Voici nos menus pour chaque repas :

Déjeuner. Chocolat cuit à l’eau (lorsque le chocolat fut épuisé, je servis du thé avec du sucre), biscuit à la viande, knækkebrod[1], pâté de foie et pemmican.

Dîner. Knækkebrod, pâté de foie et pemmican.

Dessert : deux biscuits de mer et un peu de jus de citron avec du sucre.

Collation. Knækkebrod ou biscuits de viande, pâté de foie et pemmican.

Souper. Soupe de légumes, biscuits de viande et pemmican. En guise de soupe je préparai souvent un ragoût de viande et de biscuit, plat excellent, je vous assure. Quelquefois nous bûmes du thé au lieu de soupe.
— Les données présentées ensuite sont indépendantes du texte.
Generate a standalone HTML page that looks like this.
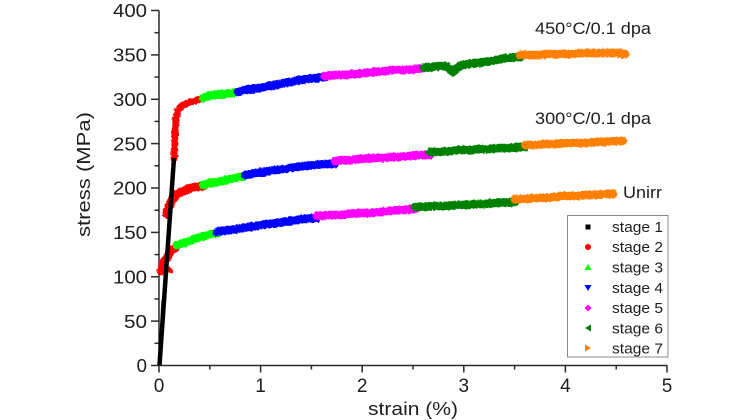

Naturellement chacun était libre de manger son beurre quand bon lui semblait. La majorité le mangeait l’après-midi, cet aliment apaisant la soif.

La manière dont nous cuisinions n’eût guère satisfait les délicats. Sur le glacier, l’eau étant rare, nous ne pouvions laver le bidon servant de casserole : cette opération aurait du reste été pénible par le froid auquel nous étions exposés. Le soir, après avoir fait cuire soit la soupe, soit le ragoût, on accordait comme une faveur, à un des aides cuisiniers, le droit de recueillir la sauce encore adhérente aux parois du vase. Généralement Balto jouissait de ce privilège et il s’acquittait de la besogne en conscience. Avec la langue et les doigts, il rendait le bidon absolument luisant, mais il ne pouvait jamais en atteindre le fond, et dans cette partie restaient toujours quelques menus morceaux de viande ou de légumes.

Le même bidon servait ensuite à la préparation du thé et du chocolat. On y trouvait par conséquent une macédoine composée de feuilles de thé, de morceaux de chocolat et de graisse, dont nous nous régalions.